Clause 86 - development work and experiments
Education Bill
Public Bill Committees, 15 January 2002, 6:45 pm

Mr Ivan Lewis (Parliamentary Under-Secretary, Department for Education and Skills; Bury South, Labour)
The difficulty with the amendment is that it makes no reference to school organisation committees, or to the need to comply with the school organisation committee requirements, criteria or application process. Clearly, if a new school wants to come into the maintained sector, it would be required to go through those processes. It also makes no reference to a requirement to apply to the Secretary of State for any disapplication or variance of the national curriculum. That is its weakness.
If hon. Members can envisage a hypothetical set of circumstances, it would be possible for a school that is outside the maintained sector to come into it. However, that would have to be done through the usual agreed processes, and it would have to receive the approval of the school organisation committee. Having gone through that process, the school would have the opportunity to request disapplication, as would any maintained school.
However, on what basis would a school outside the maintained sector come into it? Such a school would have to meet a certain set of requirements through the school organisation committee before being accepted as a maintained school. Having been accepted as a new maintained school, it would have the opportunity, like any other new maintained school, either through the
power to innovate or other mechanisms that are available, to apply to the Secretary of State, as the amendment suggests, for a disapplication of the curriculum. As part of its application, it would have to demonstrate its reasons for doing so. Having been an independent school, it would have to demonstrate that it was not simply because it did not want to put into practice the national curriculum. It would have to give much better reasons than that to obtain the Secretary of State's approval.

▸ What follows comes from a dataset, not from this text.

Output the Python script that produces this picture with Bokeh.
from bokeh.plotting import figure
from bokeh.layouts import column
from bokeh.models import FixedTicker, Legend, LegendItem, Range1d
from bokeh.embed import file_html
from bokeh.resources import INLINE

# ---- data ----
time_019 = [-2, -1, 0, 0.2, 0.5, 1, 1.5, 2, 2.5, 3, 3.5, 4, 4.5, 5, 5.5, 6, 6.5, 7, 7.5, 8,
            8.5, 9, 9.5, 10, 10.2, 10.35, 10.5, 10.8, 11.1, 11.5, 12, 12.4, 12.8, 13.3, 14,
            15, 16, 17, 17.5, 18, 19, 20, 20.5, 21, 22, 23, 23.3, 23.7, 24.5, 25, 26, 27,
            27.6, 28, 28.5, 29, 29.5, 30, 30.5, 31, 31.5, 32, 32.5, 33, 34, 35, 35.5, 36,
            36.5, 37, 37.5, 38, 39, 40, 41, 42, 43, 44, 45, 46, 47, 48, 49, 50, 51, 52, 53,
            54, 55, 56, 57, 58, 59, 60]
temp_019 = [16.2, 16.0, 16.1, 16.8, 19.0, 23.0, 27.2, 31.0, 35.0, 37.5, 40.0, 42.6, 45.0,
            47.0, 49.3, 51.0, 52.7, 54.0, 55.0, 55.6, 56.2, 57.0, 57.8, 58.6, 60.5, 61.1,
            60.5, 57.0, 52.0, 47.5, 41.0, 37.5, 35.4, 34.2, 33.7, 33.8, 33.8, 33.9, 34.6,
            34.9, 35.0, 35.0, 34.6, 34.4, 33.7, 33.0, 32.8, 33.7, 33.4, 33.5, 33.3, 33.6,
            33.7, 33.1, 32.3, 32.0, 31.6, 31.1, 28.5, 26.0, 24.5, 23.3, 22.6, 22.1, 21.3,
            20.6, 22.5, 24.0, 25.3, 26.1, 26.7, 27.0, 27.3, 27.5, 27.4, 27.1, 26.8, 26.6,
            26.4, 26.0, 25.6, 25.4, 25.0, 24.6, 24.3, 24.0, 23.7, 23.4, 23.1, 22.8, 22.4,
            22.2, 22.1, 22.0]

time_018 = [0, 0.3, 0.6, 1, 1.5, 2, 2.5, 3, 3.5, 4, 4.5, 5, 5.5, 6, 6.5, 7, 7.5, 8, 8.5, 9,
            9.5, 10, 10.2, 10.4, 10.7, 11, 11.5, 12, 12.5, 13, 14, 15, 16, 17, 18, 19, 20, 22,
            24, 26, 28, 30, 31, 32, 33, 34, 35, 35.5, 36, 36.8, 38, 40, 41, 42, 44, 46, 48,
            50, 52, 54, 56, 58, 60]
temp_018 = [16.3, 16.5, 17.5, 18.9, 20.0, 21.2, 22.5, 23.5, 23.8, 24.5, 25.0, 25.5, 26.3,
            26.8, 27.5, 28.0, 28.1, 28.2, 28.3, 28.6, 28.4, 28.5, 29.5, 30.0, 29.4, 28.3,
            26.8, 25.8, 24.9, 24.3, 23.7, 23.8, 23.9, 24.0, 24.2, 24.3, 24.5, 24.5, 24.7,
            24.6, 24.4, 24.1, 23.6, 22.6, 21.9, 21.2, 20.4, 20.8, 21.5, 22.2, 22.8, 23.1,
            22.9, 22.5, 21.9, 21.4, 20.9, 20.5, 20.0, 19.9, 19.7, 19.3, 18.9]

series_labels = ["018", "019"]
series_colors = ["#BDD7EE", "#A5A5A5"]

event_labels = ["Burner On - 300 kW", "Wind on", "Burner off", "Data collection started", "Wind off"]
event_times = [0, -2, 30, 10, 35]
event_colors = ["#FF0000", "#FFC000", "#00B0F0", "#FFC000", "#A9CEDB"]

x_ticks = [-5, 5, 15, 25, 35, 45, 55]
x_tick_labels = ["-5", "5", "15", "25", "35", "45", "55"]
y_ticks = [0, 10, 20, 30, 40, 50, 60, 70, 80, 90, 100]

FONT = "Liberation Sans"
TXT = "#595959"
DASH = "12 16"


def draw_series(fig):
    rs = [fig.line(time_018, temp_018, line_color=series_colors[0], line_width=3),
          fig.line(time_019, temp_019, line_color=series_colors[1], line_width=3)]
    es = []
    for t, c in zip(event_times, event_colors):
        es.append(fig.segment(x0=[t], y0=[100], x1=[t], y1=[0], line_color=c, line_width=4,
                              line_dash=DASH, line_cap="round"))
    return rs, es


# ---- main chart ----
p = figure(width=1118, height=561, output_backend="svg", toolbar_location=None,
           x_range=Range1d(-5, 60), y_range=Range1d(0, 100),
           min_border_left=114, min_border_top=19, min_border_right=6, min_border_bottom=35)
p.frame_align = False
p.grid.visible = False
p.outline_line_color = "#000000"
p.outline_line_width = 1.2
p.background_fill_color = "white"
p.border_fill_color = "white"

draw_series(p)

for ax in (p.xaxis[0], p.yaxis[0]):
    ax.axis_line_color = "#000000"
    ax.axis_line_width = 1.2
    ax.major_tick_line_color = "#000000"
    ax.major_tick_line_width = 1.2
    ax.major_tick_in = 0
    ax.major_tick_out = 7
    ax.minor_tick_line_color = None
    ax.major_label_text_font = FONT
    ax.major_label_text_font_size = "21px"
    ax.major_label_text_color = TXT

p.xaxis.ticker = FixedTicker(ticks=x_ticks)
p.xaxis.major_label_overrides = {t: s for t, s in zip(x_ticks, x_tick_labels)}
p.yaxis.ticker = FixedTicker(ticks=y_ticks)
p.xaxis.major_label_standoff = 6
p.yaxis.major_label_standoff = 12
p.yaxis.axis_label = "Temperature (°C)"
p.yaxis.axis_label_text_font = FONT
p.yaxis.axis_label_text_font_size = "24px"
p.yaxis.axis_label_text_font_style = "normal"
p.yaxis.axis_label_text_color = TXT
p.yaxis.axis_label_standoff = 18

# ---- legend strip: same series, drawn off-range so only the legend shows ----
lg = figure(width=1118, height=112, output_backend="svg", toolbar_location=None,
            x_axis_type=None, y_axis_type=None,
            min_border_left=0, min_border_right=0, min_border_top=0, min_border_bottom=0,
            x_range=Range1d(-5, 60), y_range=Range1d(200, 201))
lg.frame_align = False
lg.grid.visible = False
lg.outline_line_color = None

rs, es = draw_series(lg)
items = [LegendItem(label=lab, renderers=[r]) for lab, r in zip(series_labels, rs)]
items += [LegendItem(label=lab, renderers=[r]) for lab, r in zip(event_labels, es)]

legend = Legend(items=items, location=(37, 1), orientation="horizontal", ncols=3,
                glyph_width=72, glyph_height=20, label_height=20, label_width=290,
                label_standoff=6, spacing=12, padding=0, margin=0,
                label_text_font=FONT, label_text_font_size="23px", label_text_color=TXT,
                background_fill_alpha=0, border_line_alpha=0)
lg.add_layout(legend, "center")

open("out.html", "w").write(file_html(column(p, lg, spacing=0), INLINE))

The existing framework allows a school to come from the non-maintained sector into the maintained sector through the school organisation committee. Having become a school in the maintained sector, it would have the right, like any other school in that sector, to use the available legislative mechanisms to request that part or all of the curriculum should be suspended. In considering any such application, the Secretary of State would look at whether there was a clear attempt to abuse or exploit the system—whether the school had simply used a backdoor route to enter the state system and obtain state funding, and, then, not to apply the national curriculum. Its request would be judged on the same basis, in that context, as other maintained schools.